Michigan stressing red zone efficiency after rough showing vs. Illinois last season
ANN ARBOR -- Michigan's win over Illinois last season is most remembered for the performance of its defense.
The Wolverines' 31-14 win in Champaign, Ill. was the game that defensive coordinator Greg Mattison finally awarded his unit the distinction of a true "Michigan defense."
What it's not remembered for, though, is the Wolverines' performance on offense -- most notably in the red zone.
"It hurt us," Michigan senior receiver Roy Roundtree said. "(Offensive coordinator) Al Borges talked about that after the game.
"It's something we have to get better at."

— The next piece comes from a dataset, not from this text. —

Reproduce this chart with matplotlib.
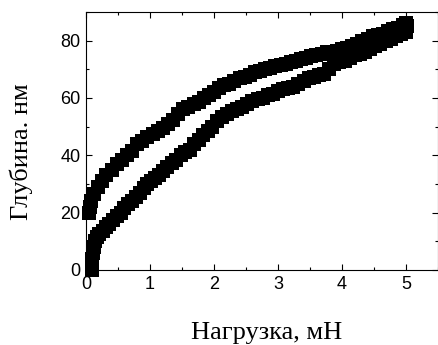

Michigan was 3-for-6 inside the red zone last season at Illinois, and its folly of errors in and around the Illinois goal line would have likely been disaster for the Wolverines if not for the performance of the defense.
In the second quarter alone, Michigan had a turnover on downs at the Illini one, a fumble on the Illinois 21 and a missed 38-yard field goal.
The Wolverines went into the half up 7-0, when they should have probably been up 24-0.
Last week against Purdue wasn't exactly sparkling either. Michigan missed a field goal, and was forced to settle for three other kicks after failing to close out positive drives with touchdowns.
"That's been a big part (of the week)," Hoke said. "Right now, (Illinois tied for third) in the league in red zone defense. They're playing well down there."
The Illini have allowed opponents to finish red zone drives with points 76.3 percent of the time this season, tied with Michigan State. The only two teams with a better success rate are No. 2 Iowa and No. 1 Michigan.
Part of that success comes from Illinois' stout play on third down, where the Illini are second in the Big Ten by getting off the field on third down more than 65 percent of the time.
Two of Michigan's hiccups in the red zone against Illinois last season were a result of mistakes by Denard Robinson. He took a four-yard loss on fourth and goal from the one, and fumbled after taking a sack on third down minutes later.
Robinson's two weeks removed from his nightmare at Notre Dame, and says he's ready to cash in positive drives with touchdowns this week -- not field goals, and certainly not turnovers.
"They're great on third down," Robinson said. "They're probably one of the best in the country on third down and in the red zone. We've got to prepare for that.
"We've struggled in the red zone this season, and we have to step it up. ... We've go to finish. You get all the way down there, you've got to finish."